Fruits on a young hornbeam tree (Carpinus betulus) outside Cardiff and Vale College in Dumballs Road, Cardiff
The monthly tree-following link box has now closed for another month. To explore everyone’s updates, please go straight to the bottom of this post.
Why don’t you join us and follow a tree, too? You can start at any time and you don’t have to contribute every month if that’s too much of a commitment for you.
Here in Cardiff it has been sunny for a few weeks with the occasional day of light, drizzly rain and, as I mentioned in my previous post, I am currently spending a lot of time in a different part of Cardiff, studying for a month at Cardiff and Vale College in Dumballs Road, in the Bay area.
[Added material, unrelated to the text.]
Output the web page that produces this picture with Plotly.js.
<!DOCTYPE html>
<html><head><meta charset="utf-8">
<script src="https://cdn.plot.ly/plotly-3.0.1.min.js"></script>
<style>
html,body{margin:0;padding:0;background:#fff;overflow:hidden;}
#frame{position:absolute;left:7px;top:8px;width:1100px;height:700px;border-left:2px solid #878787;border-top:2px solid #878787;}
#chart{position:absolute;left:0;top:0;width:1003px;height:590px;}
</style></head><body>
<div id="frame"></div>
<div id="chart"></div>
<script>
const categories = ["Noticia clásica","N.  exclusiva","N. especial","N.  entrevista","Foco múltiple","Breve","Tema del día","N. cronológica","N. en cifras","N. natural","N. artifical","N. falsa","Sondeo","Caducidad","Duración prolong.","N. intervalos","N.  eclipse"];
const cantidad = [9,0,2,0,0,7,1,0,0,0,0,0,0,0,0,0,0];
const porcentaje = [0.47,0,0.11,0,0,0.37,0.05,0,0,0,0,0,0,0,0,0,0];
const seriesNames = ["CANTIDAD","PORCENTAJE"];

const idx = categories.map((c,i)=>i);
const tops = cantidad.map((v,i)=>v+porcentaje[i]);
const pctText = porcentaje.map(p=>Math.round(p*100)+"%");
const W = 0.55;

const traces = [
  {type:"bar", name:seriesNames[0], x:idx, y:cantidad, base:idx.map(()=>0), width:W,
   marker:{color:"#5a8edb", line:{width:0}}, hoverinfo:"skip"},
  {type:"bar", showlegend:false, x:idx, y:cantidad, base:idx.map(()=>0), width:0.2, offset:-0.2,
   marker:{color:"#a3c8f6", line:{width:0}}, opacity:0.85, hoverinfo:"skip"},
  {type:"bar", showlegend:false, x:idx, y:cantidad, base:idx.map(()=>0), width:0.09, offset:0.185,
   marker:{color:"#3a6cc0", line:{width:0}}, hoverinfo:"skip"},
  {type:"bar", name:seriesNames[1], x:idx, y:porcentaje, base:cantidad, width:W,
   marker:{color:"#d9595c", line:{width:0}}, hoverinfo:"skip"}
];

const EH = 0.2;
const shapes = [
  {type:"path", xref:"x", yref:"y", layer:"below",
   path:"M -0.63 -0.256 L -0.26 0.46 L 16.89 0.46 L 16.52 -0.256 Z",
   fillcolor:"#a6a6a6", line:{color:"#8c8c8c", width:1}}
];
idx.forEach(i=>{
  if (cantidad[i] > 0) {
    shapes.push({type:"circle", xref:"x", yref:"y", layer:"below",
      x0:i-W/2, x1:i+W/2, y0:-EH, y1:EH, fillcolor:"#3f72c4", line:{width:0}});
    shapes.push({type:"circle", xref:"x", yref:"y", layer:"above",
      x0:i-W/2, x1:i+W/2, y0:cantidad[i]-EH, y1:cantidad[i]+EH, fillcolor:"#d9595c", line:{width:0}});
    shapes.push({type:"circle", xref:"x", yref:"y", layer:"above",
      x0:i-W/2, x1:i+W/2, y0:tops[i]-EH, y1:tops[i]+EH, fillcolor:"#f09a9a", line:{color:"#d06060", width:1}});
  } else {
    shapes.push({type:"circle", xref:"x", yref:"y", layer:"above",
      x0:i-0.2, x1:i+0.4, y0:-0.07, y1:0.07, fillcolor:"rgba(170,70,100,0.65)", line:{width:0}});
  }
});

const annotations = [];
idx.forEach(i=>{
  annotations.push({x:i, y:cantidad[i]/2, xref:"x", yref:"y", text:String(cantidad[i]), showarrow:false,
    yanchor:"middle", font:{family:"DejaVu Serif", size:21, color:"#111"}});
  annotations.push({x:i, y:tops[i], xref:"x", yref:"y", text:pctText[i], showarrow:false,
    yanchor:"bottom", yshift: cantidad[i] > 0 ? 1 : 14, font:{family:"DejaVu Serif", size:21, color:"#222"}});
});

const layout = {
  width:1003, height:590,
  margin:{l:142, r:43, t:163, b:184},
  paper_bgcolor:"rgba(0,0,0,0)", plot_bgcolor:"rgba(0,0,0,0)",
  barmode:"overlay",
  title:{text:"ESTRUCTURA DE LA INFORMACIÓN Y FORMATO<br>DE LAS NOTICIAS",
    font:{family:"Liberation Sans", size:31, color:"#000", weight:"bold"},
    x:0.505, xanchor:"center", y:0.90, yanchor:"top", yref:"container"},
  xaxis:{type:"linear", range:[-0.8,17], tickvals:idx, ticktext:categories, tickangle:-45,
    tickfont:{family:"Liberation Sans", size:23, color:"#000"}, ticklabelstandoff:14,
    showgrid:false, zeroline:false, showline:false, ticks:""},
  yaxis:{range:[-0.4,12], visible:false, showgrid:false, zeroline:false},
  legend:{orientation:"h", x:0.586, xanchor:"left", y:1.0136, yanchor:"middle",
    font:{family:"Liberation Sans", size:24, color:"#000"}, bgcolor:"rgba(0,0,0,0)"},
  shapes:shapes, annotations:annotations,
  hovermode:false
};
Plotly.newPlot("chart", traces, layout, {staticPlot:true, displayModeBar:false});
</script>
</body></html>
Mature hornbeams outside the Lloyds Bank building in Dumballs Road
It’s funny to think that I had never noticed a hornbeam until I followed one in 2014. Now I see them everywhere. Although Dumballs Road used to be a series of industrial sites, many shiny new offices are going up there and there are many hornbeams used as street trees.

Young hornbeam outside Cardiff and Vale College
Cardiff’s street tree of choice used to be lime or linden (small-leaved Tilia cordata, large-leaved Tilia platyphyllos or the hybrid Tilia europaea). You see very mature lindens everywhere and at the moment some of them have a tremendous heady perfume.
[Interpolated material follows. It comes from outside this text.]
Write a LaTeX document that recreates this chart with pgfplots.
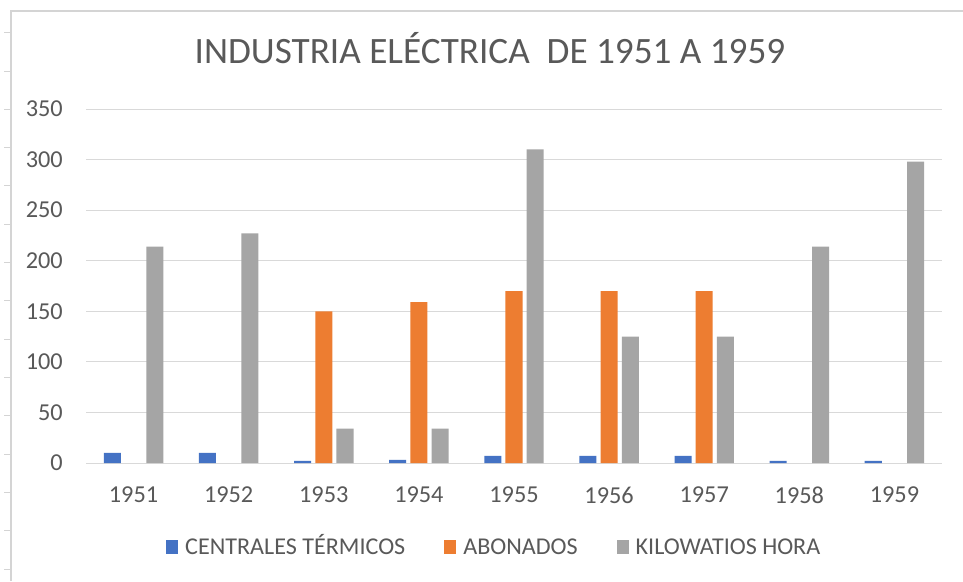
\documentclass[border=0pt]{standalone}
\usepackage{pgfplots}
\pgfplotsset{compat=1.18}
\usepackage{fontspec}
\setmainfont{Carlito}
\definecolor{cBlue}{HTML}{4472C4}
\definecolor{cOrange}{HTML}{ED7D31}
\definecolor{cGray}{HTML}{A5A5A5}
\definecolor{cGrid}{HTML}{D9D9D9}
\definecolor{cText}{HTML}{595959}
\definecolor{cFrame}{HTML}{D4D4D4}
\begin{document}
\begin{tikzpicture}[x=1pt,y=1pt]
\useasboundingbox (0,0) rectangle (963,581);
\fill[white] (0,0) rectangle (963,581);
% sheet frame
\draw[cFrame,line width=1.2pt] (11,0) -- (11,570) -- (963,570);
\foreach \k in {0,...,14}{
  \draw[cFrame,line width=1pt] (4,{581-32.8-38.3*\k}) -- (11,{581-32.8-38.3*\k});
}
\node[anchor=base,text=cText,inner sep=0pt,font=\fontsize{37.2}{42}\selectfont] at (490,517) {INDUSTRIA ELÉCTRICA\ \ DE 1951 A 1959};
\begin{axis}[
  at={(86pt,118pt)}, anchor=south west,
  scale only axis, width=856pt, height=354pt,
  xmin=-0.5, xmax=8.5, ymin=0, ymax=350,
  xtick={0,...,8},
  xticklabels={1951,1952,1953,1954,1955,1956,1957,1958,1959},
  ytick={0,50,...,350},
  ymajorgrids, grid style={cGrid,line width=1pt},
  axis x line*=bottom, axis y line*=left,
  x axis line style={cGrid,line width=1pt,-},
  y axis line style={draw=none},
  major tick length=0pt, tick style={draw=none},
  /pgf/number format/assume math mode=true,
  ticklabel style={font=\fontsize{24.3}{28}\selectfont, text=cText, inner sep=0pt},
  xticklabel style={yshift=-24pt, anchor=north},
  yticklabel style={xshift=-23pt, anchor=east},
  legend columns=3,
  legend style={draw=none, fill=none, at={(0.0935,-0.231)}, anchor=west,
    inner sep=0pt, font=\fontsize{24.1}{28}\selectfont, text=cText,
    nodes={inner sep=0pt},
    /tikz/every odd column/.append style={column sep=7pt},
    /tikz/every even column/.append style={column sep=39pt}},
  legend image code/.code={\fill[#1] (0pt,-9pt) rectangle (12pt,4.3pt);},
]
\addplot[ybar, bar width=0.179, bar shift=-0.223, fill=cBlue, draw=none]
  coordinates {(0,10) (1,10) (2,2) (3,3) (4,7) (5,7) (6,7) (7,2) (8,2)};
\addlegendentry{\vphantom{É}CENTRALES TÉRMICOS}
\addplot[ybar, bar width=0.179, bar shift=0, fill=cOrange, draw=none]
  coordinates {(2,150) (3,159) (4,170) (5,170) (6,170)};
\addlegendentry{\vphantom{É}ABONADOS}
\addplot[ybar, bar width=0.179, bar shift=0.223, fill=cGray, draw=none]
  coordinates {(0,214) (1,227) (2,34) (3,34) (4,310) (5,125) (6,125) (7,214) (8,298)};
\addlegendentry{\vphantom{É}KILOWATIOS HORA}
\end{axis}
\end{tikzpicture}
\end{document}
The old hornbeam I followed had very few fruits and the same seems to be the case with the bigger trees on Dumballs Road. But the young trees outside the college are full of the unripe green fruits, which are small nuts, partly surrounded by bracts forming a three-pointed involucre. You can see them at the top of this post.
If you are new to tree following, read all about it here.
And without further ado, here are this month’s links…
Alison at the Blackberry Garden – quince
Erika Groth in Sweden – rowan (Sorbus aucuparia)
John Kingdon – The Rivendell Garden Blog – crab apple – and a chainsaw
Hollis (In the Company of Plants and Rocks) – limber pine (Pinus flexilis)
Mike – Flighty’s Plot – Liz’s tulip poplar (Liriodendron tulipifera) and Flighty’s dogwood (Cornus)
Frances at Island Threads, off the North West coast of Scotland – rowan (Sorbus aucuparia)
Pat – Squirrelbasket – 100 elm trees
Thank you to everyone – see you all again on August 7.
If you are new to tree following, read all about it here.
Good to see some thriving street trees- they seem under threat in some areas. Thanks for hosting this meme
Especially Sheffield, I think!
So far our council has been great with street trees – although disappointingly Cardiff did not come out too well in a survey of the proportion of green spaces in cities. I was surprised, as I always think of Cardiff as full of parks and green spaces!
I have visited your post and commented – thanks for taking part again, against all the quince adversity!
Best wishes 🙂
[…] hosts this tree-following meme over at her blog. She’s a lot more ambitious than I. She’s following an avenue of 100 trees. And she has […]
Those hornbeams look very well-behaved. I have one in the back garden. Some 28 years old and some 25 feet across.
Lovely jubbly! And I’m glad it wasn’t the tree you took a chainsaw to!
Thanks for joining us again 🙂
Thanks for hosting, Pat. Busy these days, but I’m glad I took the time to visit a tree!
Yours was a lovely post as always!
You have such wonderful, old, unspoilt places in Wyoming 🙂
Another rather brief combined post for Liz and myself this month. xx
Brief but beautiful!
Thank you both for taking part again 🙂
just left the link to my post, thanks for hosting Pat, your Cardiff hornbeams look so symetrical, mine are asymetrical and smaller, more like shrubs than trees, Frances
Interesting. Of course they can be grown as a rather neat hedge, I think.